Taiwan additive maker sentenced to 13 years for toxic plasticisers

By Kacey Culliney

- Last updated on GMT

Related tags Han chinese Taiwan Hong kong

The plasticiser scandal shook Taiwan's industry...
The plasticiser scandal shook Taiwan's industry...
Taiwan’s High Court has sentenced the owner of a food additive company to 13 years in prison and his wife to 11 years for mixing toxic plasticisers into clouding agents which they allegedly then sold onto various local food and beverage manufacturers, the High Court confirmed.

Chen Che-hsiung from Taiwanese additive manufacturer, Pin Han Perfumery, was sentenced to fraud and violation of the Food Sanitation Act along with his wife.

Chen was sentenced for adding toxic, industrial-use plasticisers to clouding agents between August 2005 and May 2011 to cut costs and allegedly selling these additives to seven local food and beverage manufacturers.

Prosecutors indicted the owner and his wife in June 2011, along with their two sons – accused of assisting in the production of the tainted clouding agents and business involvement. It was reported that the two sons were found innocent due to lack of evidence.

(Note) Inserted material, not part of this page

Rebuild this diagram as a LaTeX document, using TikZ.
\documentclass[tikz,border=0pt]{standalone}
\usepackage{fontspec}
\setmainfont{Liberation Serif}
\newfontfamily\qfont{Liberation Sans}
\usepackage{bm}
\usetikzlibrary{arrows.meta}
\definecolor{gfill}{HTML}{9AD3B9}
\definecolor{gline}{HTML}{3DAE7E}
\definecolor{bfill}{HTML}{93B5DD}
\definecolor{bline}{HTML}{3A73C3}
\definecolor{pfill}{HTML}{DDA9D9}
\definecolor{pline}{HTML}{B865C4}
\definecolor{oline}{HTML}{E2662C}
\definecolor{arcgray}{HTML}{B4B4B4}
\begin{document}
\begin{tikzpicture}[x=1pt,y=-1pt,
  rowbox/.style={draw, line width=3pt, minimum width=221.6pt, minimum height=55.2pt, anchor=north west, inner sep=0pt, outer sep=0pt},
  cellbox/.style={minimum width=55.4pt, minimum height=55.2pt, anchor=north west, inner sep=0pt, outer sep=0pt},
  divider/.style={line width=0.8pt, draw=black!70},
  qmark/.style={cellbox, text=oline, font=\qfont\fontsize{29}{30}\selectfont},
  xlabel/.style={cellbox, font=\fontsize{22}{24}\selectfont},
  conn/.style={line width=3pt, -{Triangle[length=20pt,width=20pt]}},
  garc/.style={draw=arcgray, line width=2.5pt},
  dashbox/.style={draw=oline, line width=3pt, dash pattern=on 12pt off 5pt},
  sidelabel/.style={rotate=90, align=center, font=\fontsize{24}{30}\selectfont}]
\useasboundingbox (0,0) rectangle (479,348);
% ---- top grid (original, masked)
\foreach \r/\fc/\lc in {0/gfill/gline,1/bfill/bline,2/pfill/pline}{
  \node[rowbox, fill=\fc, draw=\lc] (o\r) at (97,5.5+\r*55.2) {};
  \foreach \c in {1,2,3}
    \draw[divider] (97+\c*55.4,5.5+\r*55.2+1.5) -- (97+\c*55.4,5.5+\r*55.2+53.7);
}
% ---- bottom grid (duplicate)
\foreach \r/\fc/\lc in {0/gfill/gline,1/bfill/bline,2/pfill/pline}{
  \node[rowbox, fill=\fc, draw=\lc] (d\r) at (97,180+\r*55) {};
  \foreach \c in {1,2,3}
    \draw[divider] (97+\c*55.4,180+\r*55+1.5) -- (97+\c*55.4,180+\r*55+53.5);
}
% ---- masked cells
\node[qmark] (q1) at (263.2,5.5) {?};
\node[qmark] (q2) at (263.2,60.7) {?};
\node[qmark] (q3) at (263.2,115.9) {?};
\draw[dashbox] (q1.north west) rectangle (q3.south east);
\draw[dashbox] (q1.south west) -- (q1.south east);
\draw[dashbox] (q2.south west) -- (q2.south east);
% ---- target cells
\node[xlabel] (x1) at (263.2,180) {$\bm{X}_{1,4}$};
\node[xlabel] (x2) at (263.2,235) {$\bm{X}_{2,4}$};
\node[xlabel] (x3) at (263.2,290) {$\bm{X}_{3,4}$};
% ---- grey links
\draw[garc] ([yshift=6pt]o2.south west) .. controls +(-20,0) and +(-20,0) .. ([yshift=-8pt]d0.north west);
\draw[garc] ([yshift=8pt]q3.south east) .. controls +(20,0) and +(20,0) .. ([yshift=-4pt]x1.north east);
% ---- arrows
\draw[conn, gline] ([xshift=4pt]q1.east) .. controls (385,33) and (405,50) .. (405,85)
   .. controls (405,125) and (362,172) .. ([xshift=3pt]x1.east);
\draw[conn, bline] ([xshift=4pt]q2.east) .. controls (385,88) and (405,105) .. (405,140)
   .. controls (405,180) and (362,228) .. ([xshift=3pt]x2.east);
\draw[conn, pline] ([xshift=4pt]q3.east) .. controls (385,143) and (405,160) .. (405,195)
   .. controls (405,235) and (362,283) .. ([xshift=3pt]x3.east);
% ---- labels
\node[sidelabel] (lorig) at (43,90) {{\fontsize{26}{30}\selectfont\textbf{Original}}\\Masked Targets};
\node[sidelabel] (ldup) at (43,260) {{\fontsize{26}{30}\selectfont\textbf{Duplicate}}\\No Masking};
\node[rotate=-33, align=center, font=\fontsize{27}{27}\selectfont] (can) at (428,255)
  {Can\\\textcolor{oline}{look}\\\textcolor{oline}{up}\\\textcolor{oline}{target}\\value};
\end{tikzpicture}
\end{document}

The initial sentence was passed at a district court in October 2011, the High Court upheld this ruling. The case can still be appealed.

These plasticiser-tainted additives triggered a damaging food contamination scare across Taiwan that saw Asian and global markets close their doors to Taiwanese products like beverages and syrups.

It was in May 2011 that contaminated products were found in Taiwan.

Ripple-effect of the scandal

Clouding agent is most commonly used in yoghurt powder mix, juices, sports drinks and other beverages as well as fruit jelly.

In the wake of the scandal, the Taiwanese government ruled safety certificates would be mandatory for the export of five types of food products – sports drinks, juices, teas, syrups and jams, and tablets and powders – potentially tainted with industrial plasticisers.

Asian countries scrambled to cease Taiwan imports, including China, Hong Kong, South Korea and Singapore, all of which have now lifted their import restrictions. Malaysia was the latest to lift restrictions, doing so in February 2012.

A spokesperson from Taiwan Beverage Industries Association told FoodNavigator-Asia that the bans were particularly damaging to the country’s soft drinks industry, with China alone prohibiting 900 such products.

“We do not have a material estimate of losses suffered by industry but our exports dropped by almost 50% in this sector. The damage to reputation is unquantifiable,”​ he said.